Last year my school hosted the beautiful Lynette Noni for a writing and book chat with our year 8 students. As soon as I met her I knew that she was a kindred spirit. After a few long and hilarious emails back and forth, we decided to meet for coffee. Since then we have spent heaps of time discussing all things book related and I now refer to her as my bookish friend.
When we started corresponding a colleague of mine asked me if I was hoping to become one of Lynette’s critique readers and my response was “I hadn’t even thought about it.” I was simply enjoying being able to completely fangirl out and swap recommendations with an adult! (Don’t get me wrong, I love discussing books with my students but it’s nice to meet an adult that loves all the same things I love. Like I said, kindred spirit…) So when she asked me to be one of her critters (critique readers) towards the end of the year last year I was floored and honoured. I was also not allowed to make a decision until the holidays started because Lynette wanted to make sure that I was in a sound state of mind before making such a big decision. Needless to say, there was never going to be any answer other than “YES!”

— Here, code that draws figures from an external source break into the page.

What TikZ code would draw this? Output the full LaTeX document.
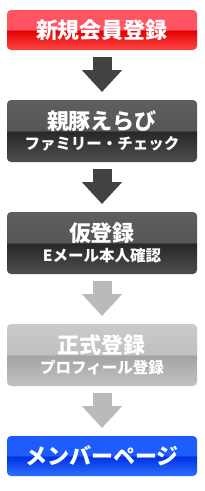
\documentclass[tikz,border=0pt]{standalone}
\usepackage{fontspec}
\setmainfont{Noto Sans CJK JP}
\usetikzlibrary{arrows.meta,positioning}
\definecolor{redtop}{RGB}{255,84,98}
\definecolor{redmid}{RGB}{228,0,0}
\definecolor{redbot}{RGB}{252,70,70}
\definecolor{darktop}{RGB}{94,94,94}
\definecolor{darkmid}{RGB}{40,40,40}
\definecolor{darkbot}{RGB}{78,78,78}
\definecolor{greytop}{RGB}{202,202,202}
\definecolor{greymid}{RGB}{164,164,164}
\definecolor{greybot}{RGB}{194,194,194}
\definecolor{bluetop}{RGB}{30,92,255}
\definecolor{bluemid}{RGB}{0,48,226}
\definecolor{bluebot}{RGB}{44,112,255}
\definecolor{arrowdark}{RGB}{66,66,66}
\definecolor{arrowlight}{RGB}{186,186,186}
% glossy fills: flat top half, dark band in the middle, lighter bottom
\pgfdeclareverticalshading{redgloss}{100bp}{color(0bp)=(redbot); color(25bp)=(redbot); color(49.5bp)=(redmid); color(50.5bp)=(redtop); color(75bp)=(redtop); color(100bp)=(redtop)}
\pgfdeclareverticalshading{darkgloss}{100bp}{color(0bp)=(darkbot); color(25bp)=(darkbot); color(49.5bp)=(darkmid); color(50.5bp)=(darktop!92!black); color(75bp)=(darktop); color(100bp)=(darktop)}
\pgfdeclareverticalshading{greygloss}{100bp}{color(0bp)=(greybot); color(25bp)=(greybot); color(49.5bp)=(greymid); color(50.5bp)=(greytop!95!black); color(75bp)=(greytop); color(100bp)=(greytop)}
\pgfdeclareverticalshading{bluegloss}{100bp}{color(0bp)=(bluebot); color(25bp)=(bluebot); color(49.5bp)=(bluemid); color(50.5bp)=(bluetop); color(75bp)=(bluetop); color(100bp)=(bluetop)}
\newcommand{\headtxt}{\fontsize{22}{24}\selectfont}
\newcommand{\subtxt}{\fontsize{15.5}{17}\selectfont}

\begin{document}
\begin{tikzpicture}[x=1pt,y=1pt,font=\bfseries,
 box/.style={shade,rounded corners=4pt,minimum width=190pt,inner sep=0pt,outer sep=0pt,text=white,align=center},
 one/.style={box,minimum height=40pt},
 two/.style={box,minimum height=62pt},
 go/.style={line width=19pt,-{Triangle[width=39pt,length=22pt]},shorten <=7pt,shorten >=8pt}]
 \useasboundingbox (0,0) rectangle (204,-491);
 \node[one,shading=redgloss](entry) at (102,-30){\headtxt 新規会員登録};
 \node[two,shading=darkgloss,below=50pt of entry](pick){\headtxt 親豚えらび\\[4pt]\subtxt ファミリー・チェック};
 \node[two,shading=darkgloss,below=50pt of pick](temp){\headtxt 仮登録\\[4pt]\subtxt Eメール本人確認};
 \node[two,shading=greygloss,below=50pt of temp](full){\headtxt 正式登録\\[4pt]\subtxt プロフィール登録};
 \node[one,shading=bluegloss,below=50pt of full](member){\headtxt メンバーページ};
 \draw[go,arrowdark](entry)--(pick);
 \draw[go,arrowdark](pick)--(temp);
 \draw[go,arrowlight](temp)--(full);
 \draw[go,arrowlight](full)--(member);
\end{tikzpicture}
\end{document}
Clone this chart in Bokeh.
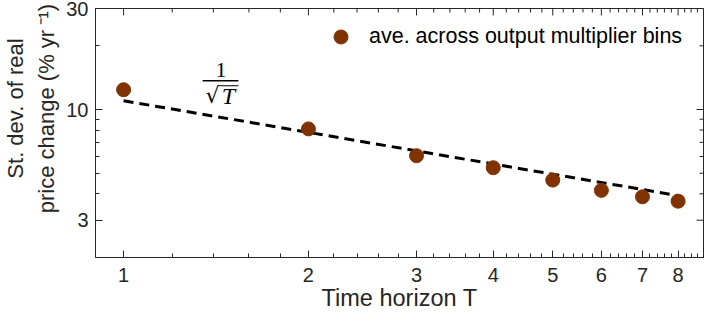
import numpy as np
from bokeh.plotting import figure
from bokeh.models import (FixedTicker, Label, Legend, LegendItem, Range1d)
from bokeh.embed import file_html
from bokeh.resources import INLINE

# ---- data ----
horizon = [1, 2, 3, 4, 5, 6, 7, 8]
sd_change = [12.4, 8.1, 6.05, 5.31, 4.64, 4.15, 3.87, 3.69]
ref_T = [1, 8]
ref_sd = [11.0, 3.92]

x_ticks = [1, 2, 3, 4, 5, 6, 7, 8]
x_minor = [round(v, 1) for v in np.arange(1.2, 8.81, 0.2) if abs(v - round(v)) > 1e-6]
y_ticks = [3, 10, 30]
y_minor = [2, 4, 5, 6, 7, 8, 9, 20]

DARK = "#262626"
BROWN = "#803300"
FONT = "Liberation Sans"
NB = "\u00a0"

X0, X1 = 0.9, 8.8
Y0, Y1 = 2, 30

p = figure(width=706, height=317, x_axis_type="log", y_axis_type="log",
           x_range=Range1d(X0, X1), y_range=Range1d(Y0, Y1),
           output_backend="svg", toolbar_location=None,
           min_border_left=95, min_border_right=3, min_border_top=8, min_border_bottom=60)
p.xgrid.visible = False
p.ygrid.visible = False
p.outline_line_color = DARK
p.outline_line_width = 1
p.background_fill_color = "white"
p.border_fill_color = "white"

def style(ax):
    ax.major_tick_in = 7
    ax.major_tick_out = 0
    ax.minor_tick_in = 4
    ax.minor_tick_out = 0
    ax.axis_line_color = DARK
    ax.major_tick_line_color = DARK
    ax.minor_tick_line_color = DARK
    ax.major_label_text_font = FONT
    ax.major_label_text_color = DARK
    ax.major_label_text_font_size = "20px"
    ax.axis_label_text_font = FONT
    ax.axis_label_text_font_style = "normal"
    ax.axis_label_text_color = DARK

xa = p.xaxis[0]
ya = p.yaxis[0]
xa.ticker = FixedTicker(ticks=x_ticks, minor_ticks=x_minor)
ya.ticker = FixedTicker(ticks=y_ticks, minor_ticks=y_minor)
xa.major_label_overrides = {t: str(t) for t in x_ticks}
ya.major_label_overrides = {t: str(t) for t in y_ticks}
style(xa)
style(ya)
xa.major_label_standoff = 10
ya.major_label_standoff = 7
xa.axis_label = "Time horizon T"
xa.axis_label_text_font_size = "23.5px"
xa.axis_label_standoff = 0
ya.axis_label = (NB * 8 + "St. dev. of real\n" +
                 NB * 8 + "price change (% yr\u2009\u207b\u00b9)")
ya.axis_label_text_font_size = "22px"
ya.axis_label_text_line_height = 1.25
ya.axis_label_standoff = 4

# inward ticks on the top and right edges of the box (half of each dash is clipped away)
p.scatter(x_ticks, [Y1] * len(x_ticks), marker="dash", size=14, angle=np.pi / 2,
          line_color=DARK, line_width=1)
p.scatter(x_minor, [Y1] * len(x_minor), marker="dash", size=8, angle=np.pi / 2,
          line_color=DARK, line_width=1)
p.scatter([X1] * len(y_ticks), y_ticks, marker="dash", size=14, line_color=DARK, line_width=1)
p.scatter([X1] * len(y_minor), y_minor, marker="dash", size=8, line_color=DARK, line_width=1)

# reference 1/sqrt(T) line
p.line(ref_T, ref_sd, line_color="black", line_width=3, line_dash="10 6")

r = p.scatter(horizon, sd_change, size=14, fill_color=BROWN, line_color=BROWN)

legend = Legend(items=[LegendItem(label="ave. across output multiplier bins", renderers=[r])],
                location=(228, 203), border_line_color=None, background_fill_alpha=0,
                label_text_font=FONT, label_text_font_size="21.5px", label_text_color="black",
                glyph_width=35, glyph_height=35, label_standoff=11, padding=0, margin=0)
p.add_layout(legend)

# 1/sqrt(T) annotation
p.add_layout(Label(x=1.441, y=15.34, text="1", text_align="center", text_baseline="middle",
                   text_font="Liberation Serif", text_font_size="22px", text_color="black"))
p.segment(x0=[1.345], y0=[13.68], x1=[1.538], y1=[13.68], line_color="black", line_width=1.5)
p.add_layout(Label(x=1.396, y=11.68, text="\u221a", text_align="center", text_baseline="middle",
                   text_font="DejaVu Serif", text_font_size="22px", text_color="black"))
p.add_layout(Label(x=1.482, y=11.61, text="T", text_align="center", text_baseline="middle",
                   text_font="Liberation Serif", text_font_style="italic", text_font_size="24px",
                   text_color="black"))
p.segment(x0=[1.433], y0=[12.95], x1=[1.538], y1=[12.95], line_color="black", line_width=1.2)

open("out.html", "w").write(file_html(p, INLINE))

Since then I have been honoured to read and critique her Medoran Chronicles, plus discuss a few more of her exciting upcoming adventures, such as Whisper. I am astounded by the number of stories that Lynette has floating around in her head, each one detailed and intriguing. I love the way she writes and how she allows her characters to tell their stories. I have discovered that critique reading is an interesting challenge – when asked “what would you change?” or “what didn’t you like?” it’s really difficult to actually pinpoint a specific scene. I know that the feedback I give has to be genuine and detailed because it will potentially influence the final print and that is both terrifying and exhilarating. The hardest thing I have found is always wanting to know more…
Take The Medoran Chronicles for example. They are scheduled to be a 5 book series but I could honestly keep reading about Alex and her adventures forever and I know that Lynette could definitely keep writing many more stories. However, we both know that at some point it has to stop and that has got to be the hardest part about critique reading, not giving in to the “what ifs” or “maybes” and never moving on from the story.
I am super excited to see what the future holds for Lynette Noni. If half of her ideas make it to print then the readers of YA will be very lucky people indeed.